> [GIVEN MATERIAL]
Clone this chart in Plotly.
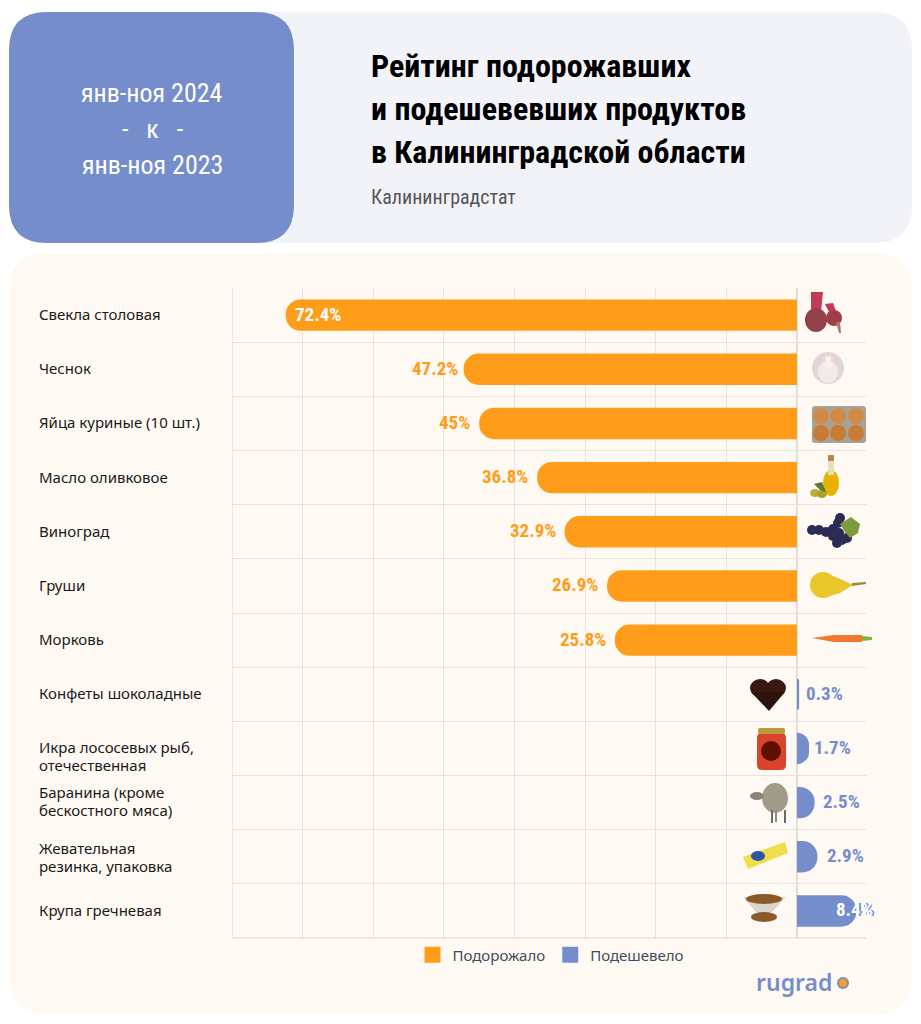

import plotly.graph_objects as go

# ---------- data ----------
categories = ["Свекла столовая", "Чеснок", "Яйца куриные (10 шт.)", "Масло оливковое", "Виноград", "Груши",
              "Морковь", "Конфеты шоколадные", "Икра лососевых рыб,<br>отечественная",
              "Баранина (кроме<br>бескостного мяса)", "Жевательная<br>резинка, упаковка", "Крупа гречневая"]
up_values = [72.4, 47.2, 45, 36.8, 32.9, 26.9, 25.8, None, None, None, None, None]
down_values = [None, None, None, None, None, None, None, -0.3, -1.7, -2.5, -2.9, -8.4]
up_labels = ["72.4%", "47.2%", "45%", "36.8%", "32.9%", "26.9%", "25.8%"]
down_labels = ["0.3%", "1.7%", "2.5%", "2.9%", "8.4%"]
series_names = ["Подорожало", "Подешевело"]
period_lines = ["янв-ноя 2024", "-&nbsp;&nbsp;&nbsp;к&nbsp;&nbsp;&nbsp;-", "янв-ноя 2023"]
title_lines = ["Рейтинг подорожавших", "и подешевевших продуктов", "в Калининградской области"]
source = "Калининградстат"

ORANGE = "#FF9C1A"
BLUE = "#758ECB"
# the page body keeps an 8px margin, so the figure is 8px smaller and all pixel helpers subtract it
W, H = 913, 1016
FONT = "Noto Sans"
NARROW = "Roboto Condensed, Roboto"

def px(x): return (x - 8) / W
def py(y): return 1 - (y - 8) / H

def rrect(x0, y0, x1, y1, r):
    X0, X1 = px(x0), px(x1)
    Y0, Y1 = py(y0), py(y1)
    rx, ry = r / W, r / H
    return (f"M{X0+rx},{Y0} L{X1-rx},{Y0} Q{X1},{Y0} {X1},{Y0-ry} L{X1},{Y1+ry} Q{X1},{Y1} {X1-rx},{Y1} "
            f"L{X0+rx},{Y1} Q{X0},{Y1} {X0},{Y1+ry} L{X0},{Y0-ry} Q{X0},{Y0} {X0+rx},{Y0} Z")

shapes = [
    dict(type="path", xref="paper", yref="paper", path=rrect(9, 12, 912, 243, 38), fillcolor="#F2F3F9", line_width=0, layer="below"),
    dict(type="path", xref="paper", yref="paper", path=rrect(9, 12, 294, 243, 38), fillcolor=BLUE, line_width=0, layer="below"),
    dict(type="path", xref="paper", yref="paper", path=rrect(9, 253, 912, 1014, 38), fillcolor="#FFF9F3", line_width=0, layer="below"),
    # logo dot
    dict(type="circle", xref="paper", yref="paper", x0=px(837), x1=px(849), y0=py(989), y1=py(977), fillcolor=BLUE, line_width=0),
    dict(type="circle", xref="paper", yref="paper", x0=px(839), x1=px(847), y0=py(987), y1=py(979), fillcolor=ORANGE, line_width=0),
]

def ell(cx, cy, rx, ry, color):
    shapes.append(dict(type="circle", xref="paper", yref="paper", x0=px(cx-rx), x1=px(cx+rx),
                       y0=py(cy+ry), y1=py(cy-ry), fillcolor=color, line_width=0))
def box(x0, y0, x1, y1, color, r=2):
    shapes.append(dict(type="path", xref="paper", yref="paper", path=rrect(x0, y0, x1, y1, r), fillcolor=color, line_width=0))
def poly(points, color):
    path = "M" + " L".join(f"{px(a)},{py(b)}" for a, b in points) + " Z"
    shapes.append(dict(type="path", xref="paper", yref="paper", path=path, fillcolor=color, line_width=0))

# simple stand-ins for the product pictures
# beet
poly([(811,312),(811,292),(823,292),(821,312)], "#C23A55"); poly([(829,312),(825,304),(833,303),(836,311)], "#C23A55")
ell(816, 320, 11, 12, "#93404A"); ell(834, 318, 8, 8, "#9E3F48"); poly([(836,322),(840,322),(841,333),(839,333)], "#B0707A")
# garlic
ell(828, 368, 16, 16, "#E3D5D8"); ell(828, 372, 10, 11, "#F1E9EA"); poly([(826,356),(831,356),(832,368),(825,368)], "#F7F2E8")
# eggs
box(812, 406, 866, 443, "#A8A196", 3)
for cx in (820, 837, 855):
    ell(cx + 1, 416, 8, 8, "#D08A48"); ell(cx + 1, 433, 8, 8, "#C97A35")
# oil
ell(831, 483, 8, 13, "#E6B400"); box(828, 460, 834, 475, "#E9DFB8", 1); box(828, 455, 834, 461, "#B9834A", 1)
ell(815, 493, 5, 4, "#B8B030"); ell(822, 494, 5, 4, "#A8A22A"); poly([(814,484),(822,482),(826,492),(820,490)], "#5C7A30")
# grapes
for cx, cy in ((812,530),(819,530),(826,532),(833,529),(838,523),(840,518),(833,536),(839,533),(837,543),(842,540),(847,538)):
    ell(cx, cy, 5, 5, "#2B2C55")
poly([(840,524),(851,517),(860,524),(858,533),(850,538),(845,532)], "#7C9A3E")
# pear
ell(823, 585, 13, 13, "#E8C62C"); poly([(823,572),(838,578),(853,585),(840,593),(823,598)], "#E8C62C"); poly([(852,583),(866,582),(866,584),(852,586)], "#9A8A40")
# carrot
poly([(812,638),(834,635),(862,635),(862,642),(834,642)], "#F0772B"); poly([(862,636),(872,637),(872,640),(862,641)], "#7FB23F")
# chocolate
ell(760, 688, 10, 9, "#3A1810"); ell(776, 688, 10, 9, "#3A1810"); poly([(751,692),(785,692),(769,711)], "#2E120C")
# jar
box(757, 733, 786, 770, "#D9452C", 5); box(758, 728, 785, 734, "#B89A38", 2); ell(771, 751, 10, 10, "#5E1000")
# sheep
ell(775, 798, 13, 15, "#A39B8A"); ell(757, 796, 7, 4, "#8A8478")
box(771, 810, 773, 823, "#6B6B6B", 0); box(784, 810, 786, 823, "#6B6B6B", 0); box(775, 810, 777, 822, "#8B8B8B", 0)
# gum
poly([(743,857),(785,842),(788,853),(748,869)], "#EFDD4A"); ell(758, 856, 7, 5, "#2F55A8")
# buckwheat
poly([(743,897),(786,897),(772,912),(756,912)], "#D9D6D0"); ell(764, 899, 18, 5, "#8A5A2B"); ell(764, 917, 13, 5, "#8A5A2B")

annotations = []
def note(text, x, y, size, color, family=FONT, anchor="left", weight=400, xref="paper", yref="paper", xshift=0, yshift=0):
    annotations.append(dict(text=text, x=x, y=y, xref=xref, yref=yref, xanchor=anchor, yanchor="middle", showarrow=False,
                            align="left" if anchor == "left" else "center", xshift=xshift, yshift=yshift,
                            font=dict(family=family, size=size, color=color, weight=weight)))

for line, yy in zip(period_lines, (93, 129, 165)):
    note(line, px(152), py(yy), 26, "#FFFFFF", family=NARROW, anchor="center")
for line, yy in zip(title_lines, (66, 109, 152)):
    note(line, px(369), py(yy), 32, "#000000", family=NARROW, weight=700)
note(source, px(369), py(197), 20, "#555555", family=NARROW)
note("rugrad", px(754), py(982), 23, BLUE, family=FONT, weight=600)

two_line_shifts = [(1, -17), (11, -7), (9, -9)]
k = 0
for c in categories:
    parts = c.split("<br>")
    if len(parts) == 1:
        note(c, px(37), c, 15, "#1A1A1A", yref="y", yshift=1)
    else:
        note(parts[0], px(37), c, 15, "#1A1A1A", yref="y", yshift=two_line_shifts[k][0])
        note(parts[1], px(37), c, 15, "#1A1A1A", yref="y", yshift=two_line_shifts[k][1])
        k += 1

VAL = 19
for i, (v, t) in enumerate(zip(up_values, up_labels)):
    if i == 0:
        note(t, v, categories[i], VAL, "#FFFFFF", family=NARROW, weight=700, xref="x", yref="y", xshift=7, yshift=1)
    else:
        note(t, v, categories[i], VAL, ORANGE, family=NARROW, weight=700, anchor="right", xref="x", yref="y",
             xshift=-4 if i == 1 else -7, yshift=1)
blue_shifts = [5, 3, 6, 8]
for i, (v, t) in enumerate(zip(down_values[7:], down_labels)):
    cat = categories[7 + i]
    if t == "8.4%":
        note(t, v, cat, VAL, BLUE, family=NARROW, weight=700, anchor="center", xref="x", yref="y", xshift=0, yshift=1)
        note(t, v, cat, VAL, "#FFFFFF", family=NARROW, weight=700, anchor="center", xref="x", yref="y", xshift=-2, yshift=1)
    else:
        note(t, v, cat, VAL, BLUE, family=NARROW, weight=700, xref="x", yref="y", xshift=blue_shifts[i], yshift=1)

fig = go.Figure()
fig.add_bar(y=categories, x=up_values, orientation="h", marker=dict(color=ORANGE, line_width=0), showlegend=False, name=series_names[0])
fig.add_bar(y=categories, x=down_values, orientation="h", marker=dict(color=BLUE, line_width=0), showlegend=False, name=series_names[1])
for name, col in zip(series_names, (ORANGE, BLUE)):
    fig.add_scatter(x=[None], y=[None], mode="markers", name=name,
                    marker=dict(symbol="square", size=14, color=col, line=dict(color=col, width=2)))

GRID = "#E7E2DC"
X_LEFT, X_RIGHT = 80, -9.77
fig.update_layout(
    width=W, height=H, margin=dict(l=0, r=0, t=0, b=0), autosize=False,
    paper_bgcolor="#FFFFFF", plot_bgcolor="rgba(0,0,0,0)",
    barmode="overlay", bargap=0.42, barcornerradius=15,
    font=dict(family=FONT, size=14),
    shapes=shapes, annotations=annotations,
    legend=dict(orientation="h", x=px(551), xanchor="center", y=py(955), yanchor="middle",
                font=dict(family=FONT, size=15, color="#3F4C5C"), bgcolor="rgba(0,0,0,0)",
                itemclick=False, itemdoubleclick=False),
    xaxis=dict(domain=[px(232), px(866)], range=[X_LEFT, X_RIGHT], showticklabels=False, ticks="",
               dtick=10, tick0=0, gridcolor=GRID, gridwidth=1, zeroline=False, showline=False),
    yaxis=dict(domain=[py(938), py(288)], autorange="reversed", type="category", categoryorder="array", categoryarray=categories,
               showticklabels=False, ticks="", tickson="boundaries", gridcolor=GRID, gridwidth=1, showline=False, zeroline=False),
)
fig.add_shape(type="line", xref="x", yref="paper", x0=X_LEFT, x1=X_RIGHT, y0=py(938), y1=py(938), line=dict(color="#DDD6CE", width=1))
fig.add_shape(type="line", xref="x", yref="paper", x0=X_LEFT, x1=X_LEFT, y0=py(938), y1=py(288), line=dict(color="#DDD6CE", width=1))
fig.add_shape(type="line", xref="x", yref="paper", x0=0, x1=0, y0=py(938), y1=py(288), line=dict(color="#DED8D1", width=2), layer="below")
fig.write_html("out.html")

> [PROBLEM] Begin at the first line of the material and copy each line exactly through the one containing "import plotly.graph_objects as go". Omit pictures.

> [FINISHED EXERCISE]
Clone this chart in Plotly.

import plotly.graph_objects as go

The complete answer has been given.